In March, according to the story, Groat rejected a CIA offer of $50,000 a year for the six years remaining until he would be eligible to retire, with the condition that he take a polygraph test and have no contact with foreign governments.

Also in March 1997, Groat wrote to 15 foreign consulates in San Francisco, offering his security services.

“I never intended to consult with a foreign country,” Groat told the magazine. “It was a negotiating ploy.”

On April 2, 1998, an FBI agent with whom he was in touch asked Groat to stop by the FBI headquarters in Washington on his way from Atlanta to Pennsylvania to start a new job as a gas pipeline inspector. There, Groat was arrested on a sealed federal indictment containing five espionage charges.

Documents in the case were sealed, but a review of electronic federal court records by The Daily Gazette confirmed that Groat was indicted in U.S. District Court in Washington, D.C., on charges of providing national defense information and cryptographic information to foreign governments. The Gazette also carried contemporary accounts of the case, noting Groat’s local roots. On espionage charges, Groat could have received the death penalty.

The most serious charges were dismissed as part of a plea bargain, but on July 27, 1998, Groat entered a plea agreement to a single felony count of interfering with commerce by threat or violence.

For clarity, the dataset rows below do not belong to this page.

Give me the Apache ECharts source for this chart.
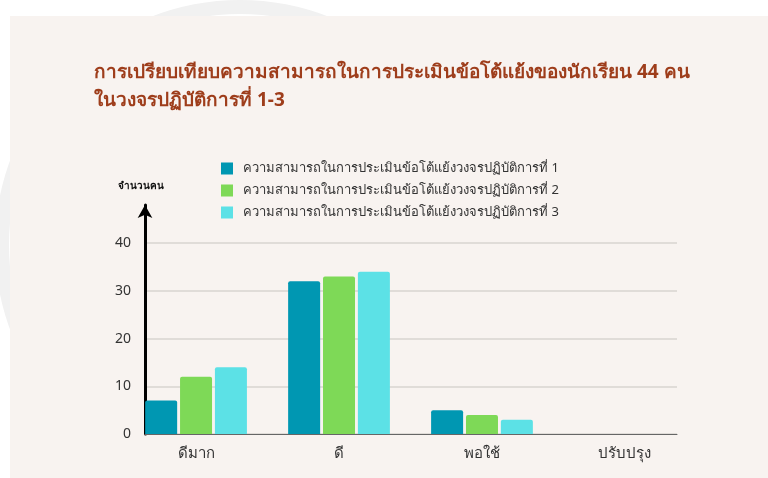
<!DOCTYPE html>
<html>
<head>
<meta charset="utf-8">
<script src="https://cdn.jsdelivr.net/npm/echarts@6/dist/echarts.min.js"></script>
<style>
  html, body { margin: 0; padding: 0; background: #ffffff; }
  #chart { width: 768px; height: 478px; }
</style>
</head>
<body>
<div id="chart"></div>
<script>
// Rating levels on the x axis
const categories = ['ดีมาก', 'ดี', 'พอใช้', 'ปรับปรุง'];
// Number of students per level for each action-research cycle
const cycle1 = [7, 32, 5, 0];
const cycle2 = [12, 33, 4, 0];
const cycle3 = [14, 34, 3, 0];
const seriesNames = [
  'ความสามารถในการประเมินข้อโต้แย้งวงจรปฏิบัติการที่ 1',
  'ความสามารถในการประเมินข้อโต้แย้งวงจรปฏิบัติการที่ 2',
  'ความสามารถในการประเมินข้อโต้แย้งวงจรปฏิบัติการที่ 3'
];
const yTicks = [0, 10, 20, 30, 40];

const colors = ['#0097b2', '#7ed957', '#5ce1e6'];
const FONT = '"Noto Sans", "DejaVu Sans", sans-serif';

// bars sit on a value x axis at the category index
const toPoints = arr => arr.map((v, i) => [i, v]);

const chart = echarts.init(document.getElementById('chart'));
chart.setOption({
  backgroundColor: '#ffffff',
  animation: false,
  color: colors,
  graphic: [
    { type: 'circle', z: -10, shape: { cx: 240, cy: 245, r: 238 },
      style: { fill: 'none', stroke: '#f1f1f1', lineWidth: 14 } },
    { type: 'circle', z: -9, shape: { cx: 240, cy: 245, r: 226 },
      style: { fill: 'none', stroke: '#fcefe6', lineWidth: 6 } },
    { type: 'rect', z: -5, shape: { x: 10, y: 16, width: 758, height: 462 },
      style: { fill: '#f8f3f0' } }
  ],
  title: {
    text: 'การเปรียบเทียบความสามารถในการประเมินข้อโต้แย้งของนักเรียน 44 คน\nในวงจรปฏิบัติการที่ 1-3',
    left: 89,
    top: 54,
    textStyle: {
      fontFamily: FONT,
      fontSize: 19,
      fontWeight: 'bold',
      color: '#9e3d1b',
      lineHeight: 28
    }
  },
  legend: {
    orient: 'vertical',
    left: 216,
    top: 157,
    itemWidth: 12,
    itemHeight: 12,
    itemGap: 9,
    icon: 'rect',
    textStyle: { fontFamily: FONT, fontSize: 13, color: '#333333', padding: [0, 0, 0, 5] },
    data: seriesNames
  },
  grid: { left: 145, right: 91, top: 205, bottom: 44, containLabel: false },
  xAxis: {
    type: 'value',
    min: -0.357,
    max: 3.364,
    splitLine: { show: false },
    axisLine: { show: true, lineStyle: { color: '#666666', width: 1 } },
    axisTick: { show: false, customValues: [0, 1, 2, 3] },
    axisLabel: {
      customValues: [0, 1, 2, 3],
      formatter: v => categories[Math.round(v)],
      fontFamily: FONT, fontSize: 15, color: '#333333', margin: 12
    }
  },
  yAxis: {
    type: 'value',
    min: 0,
    max: 48,
    name: 'จำนวนคน',
    nameLocation: 'end',
    nameGap: 14,
    nameTextStyle: { fontFamily: FONT, fontSize: 10, fontWeight: 'bold', color: '#111111', align: 'center', padding: [0, 8, 0, 0] },
    axisLine: {
      show: true,
      onZero: false,
      symbol: ['none', 'arrow'],
      symbolSize: [11, 13],
      lineStyle: { color: '#000000', width: 3 }
    },
    axisTick: { show: false, customValues: yTicks },
    axisLabel: { customValues: yTicks, fontFamily: FONT, fontSize: 14, color: '#333333', margin: 14 },
    splitLine: { show: true, lineStyle: { color: '#d9d4d1', width: 1.5 } }
  },
  series: [cycle1, cycle2, cycle3].map((d, i) => ({
    name: seriesNames[i],
    type: 'bar',
    data: toPoints(d),
    barWidth: 32,
    barGap: '9%',
    itemStyle: { color: colors[i], borderRadius: [2, 2, 0, 0] }
  }))
});
</script>
</body>
</html>
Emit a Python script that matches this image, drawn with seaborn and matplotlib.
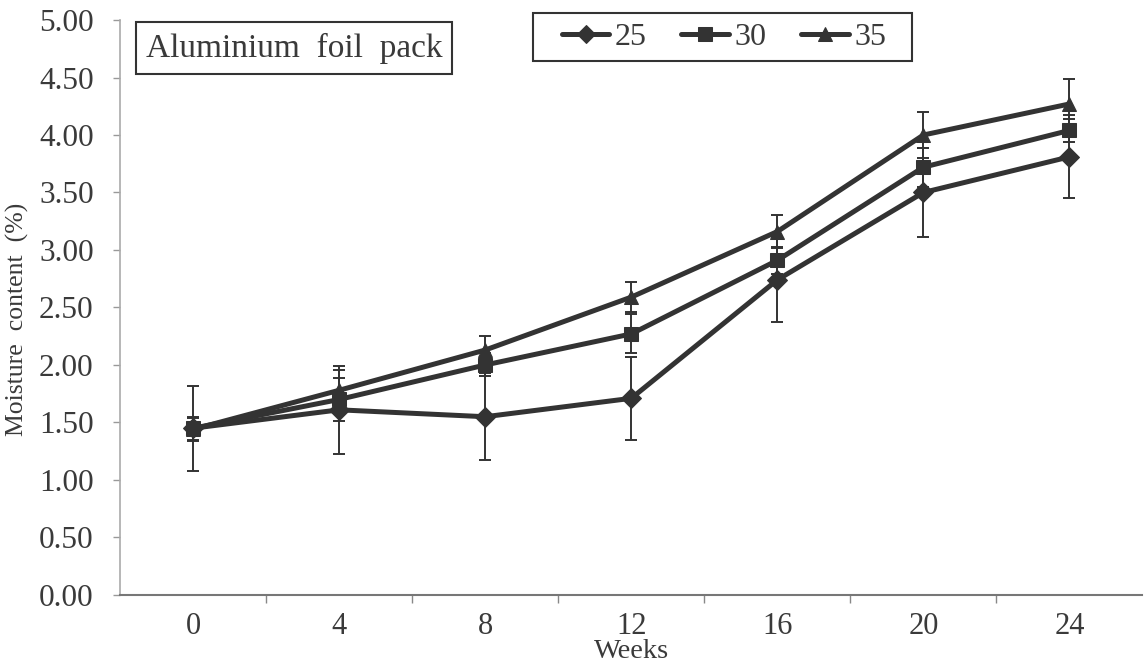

“Mr. Groat’s arrest and his subsequent plea demonstrate that the U.S. Government will take action against those individuals who would violate the nation’s trust by attempting to blackmail the government by threatening to disclose secrets,” then-CIA Director George Tenet said in a statement issued the day of the plea.

Groat was sentenced to five years in a federal minimum security prison, of which he served just under four years.

Today, Groat is remarried and living in Tennessee, at a location he didn’t disclose.

The Gazette was unable to reach him Friday.